Quality in software projects is a topic that lots of engineers talk about and also embrace. I rarely witness discussions where engineers argue against the importance of quality. The only situation where the question of quality might be an issue is when talking about building a prototype or writing the first lines of code of a project. Should you have quality standards in your prototype? Should you start your project already with tests?
Software runs multiple times
My answer to this is: If you plan to run your software multiple times, you should. If you build a prototype for example during a hackathon that only needs to run once, perhaps you can build it without including some basic tests. But even in this situation, I belive that having some basic quality measures in your code will prevent nasty surprises during your presentation.

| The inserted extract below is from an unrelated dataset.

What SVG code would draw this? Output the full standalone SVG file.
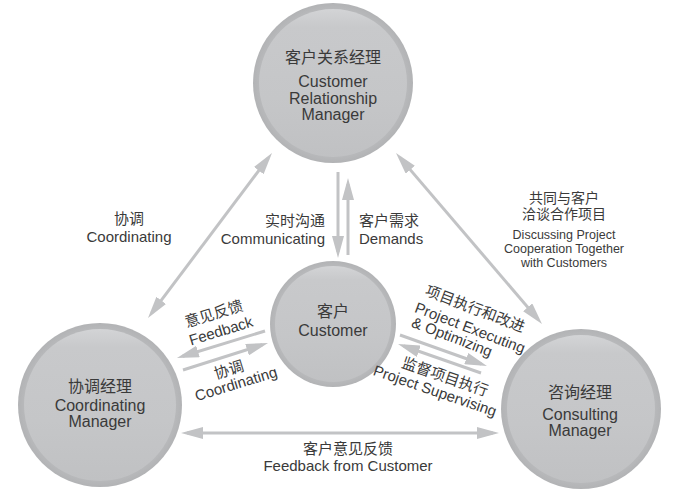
<svg xmlns="http://www.w3.org/2000/svg" width="687" height="492" viewBox="0 0 687 492">
<style>
text{font-family:"Liberation Sans","Noto Sans CJK SC",sans-serif;fill:#3a3a3a;}
.n{font-size:16px;text-anchor:middle;}
.l{font-size:15px;}
.s{font-size:12.5px;text-anchor:middle;}
.c{text-anchor:middle;}
.a{stroke:#c2c3c5;stroke-width:3;fill:none;}
.d{marker-start:url(#h);marker-end:url(#h);}
.e{marker-end:url(#h);}
.o{fill:url(#go);}
.i{fill:url(#gi);}
</style>
<defs>
<radialGradient id="go" cx="50%" cy="50%" r="50%">
<stop offset="0.85" stop-color="#bdbec0"/>
<stop offset="1" stop-color="#b2b3b5"/>
</radialGradient>
<linearGradient id="gi" x1="0" y1="0" x2="0" y2="1">
<stop offset="0" stop-color="#d3d4d6"/>
<stop offset="0.12" stop-color="#c8c9cb"/>
<stop offset="0.6" stop-color="#c5c6c8"/>
<stop offset="1" stop-color="#c0c1c3"/>
</linearGradient>
<marker id="h" markerUnits="userSpaceOnUse" markerWidth="22" markerHeight="12" viewBox="0 0 22 12" refX="16" refY="6" orient="auto-start-reverse">
<path d="M0,0 L22,6 L0,12 z" fill="#c2c3c5"/>
</marker>
</defs>
<rect width="687" height="492" fill="#ffffff"/>
<g id="connectors">
<line class="a d" x1="268.4" y1="157.8" x2="151.6" y2="313.2"/>
<line class="a d" x1="399.9" y1="157.6" x2="538.1" y2="319.4"/>
<line class="a e" x1="338" y1="172" x2="338" y2="252"/>
<line class="a e" x1="348" y1="255" x2="348" y2="184"/>
<line class="a d" x1="187" y1="433" x2="493" y2="433"/>
<line class="a e" x1="265" y1="331" x2="182.7" y2="356.2"/>
<line class="a e" x1="183" y1="370" x2="262.3" y2="344.8"/>
<line class="a e" x1="400" y1="335" x2="481.3" y2="364"/>
<line class="a e" x1="481" y1="373" x2="403.7" y2="346"/>
</g>
<g id="crm">
<circle class="o" cx="333" cy="83" r="80"/>
<circle class="i" cx="333" cy="83" r="74"/>
<text class="n" x="333" y="63">客户关系经理</text>
<text class="n" x="333" y="87">Customer</text>
<text class="n" x="333" y="104">Relationship</text>
<text class="n" x="333" y="120">Manager</text>
</g>
<g id="customer">
<circle class="o" cx="333" cy="324" r="63"/>
<circle class="i" cx="333" cy="324" r="58"/>
<text class="n" x="333" y="317">客户</text>
<text class="n" x="333" y="336">Customer</text>
</g>
<g id="coordinating">
<circle class="o" cx="100" cy="405" r="82"/>
<circle class="i" cx="100" cy="405" r="76"/>
<text class="n" x="100" y="392">协调经理</text>
<text class="n" x="100" y="411">Coordinating</text>
<text class="n" x="100" y="427">Manager</text>
</g>
<g id="consulting">
<circle class="o" cx="581" cy="409" r="80"/>
<circle class="i" cx="581" cy="409" r="74"/>
<text class="n" x="580" y="398">咨询经理</text>
<text class="n" x="580" y="420">Consulting</text>
<text class="n" x="580" y="436">Manager</text>
</g>
<g id="labels">
<text class="l c" x="129" y="224">协调</text>
<text class="l c" x="129" y="242">Coordinating</text>
<text class="l" x="325" y="226" text-anchor="end">实时沟通</text>
<text class="l" x="325" y="244" text-anchor="end">Communicating</text>
<text class="l" x="359" y="226">客户需求</text>
<text class="l" x="359" y="244">Demands</text>
<text class="l c" x="564" y="203" style="font-size:14px">共同与客户</text>
<text class="l c" x="564" y="219" style="font-size:14px">洽谈合作项目</text>
<text class="s" x="564" y="239">Discussing Project</text>
<text class="s" x="564" y="253">Cooperation Together</text>
<text class="s" x="564" y="267">with Customers</text>
<text class="l c" x="348" y="454">客户意见反馈</text>
<text class="l c" x="348" y="471">Feedback from Customer</text>
<g transform="translate(214,314) rotate(-17)"><text class="l c" x="0" y="5">意见反馈</text></g>
<g transform="translate(221,331) rotate(-17)"><text class="l c" x="0" y="5">Feedback</text></g>
<g transform="translate(229,370) rotate(-17)"><text class="l c" x="0" y="5">协调</text></g>
<g transform="translate(236,384) rotate(-17)"><text class="l c" x="0" y="5">Coordinating</text></g>
<g transform="translate(475,309) rotate(21)"><text class="l c" x="0" y="5">项目执行和改进</text></g>
<g transform="translate(470,328) rotate(21)"><text class="l c" x="0" y="5">Project Executing</text></g>
<g transform="translate(452,337) rotate(21)"><text class="l c" x="0" y="5">&amp; Optimizing</text></g>
<g transform="translate(445,377) rotate(19)"><text class="l c" x="0" y="5">监督项目执行</text></g>
<g transform="translate(435,391) rotate(19)"><text class="l c" x="0" y="5">Project Supervising</text></g>
</g>
</svg>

The beautiful thing about software is that it normally not only runs once, but can be executed thousands or millions of times without additional costs (except server costs). If you build software that is only executed once, why would you even build it? That is why quality standards also matter in your prototype. Your prototype will be executed lots of times and will go through various iterations. A prototype will have lower quality standards than a production system. To draw the comparison to building a car here: The first time you build a new car, you will not test 100 times if the blinker works as expected, but you will make sure that the breaks actually work. The same for your prototype, make sure you have at least tested the core functionality.
More than once I have witnessed a prototype actually making it into production, the so-called Proto-duction. No, this should not happen, but if you start shipping your prototype and actual real users start to use it, it is very hard to convince the users and your business unit that you have to start from scratch again because you didn’t plan this software to actually be for users. If we make the comparison with the car again, we shippped it to the user and made sure the accelarator actually works as expected, as this is the first things users test, but we didn’t put much thought into how the breaks are applied if the car actually is going down and not on a flat street. Depending on how bad your “break” issue in your sofware is, perhaps it makes sense to take it away from your users again and build it from scratch.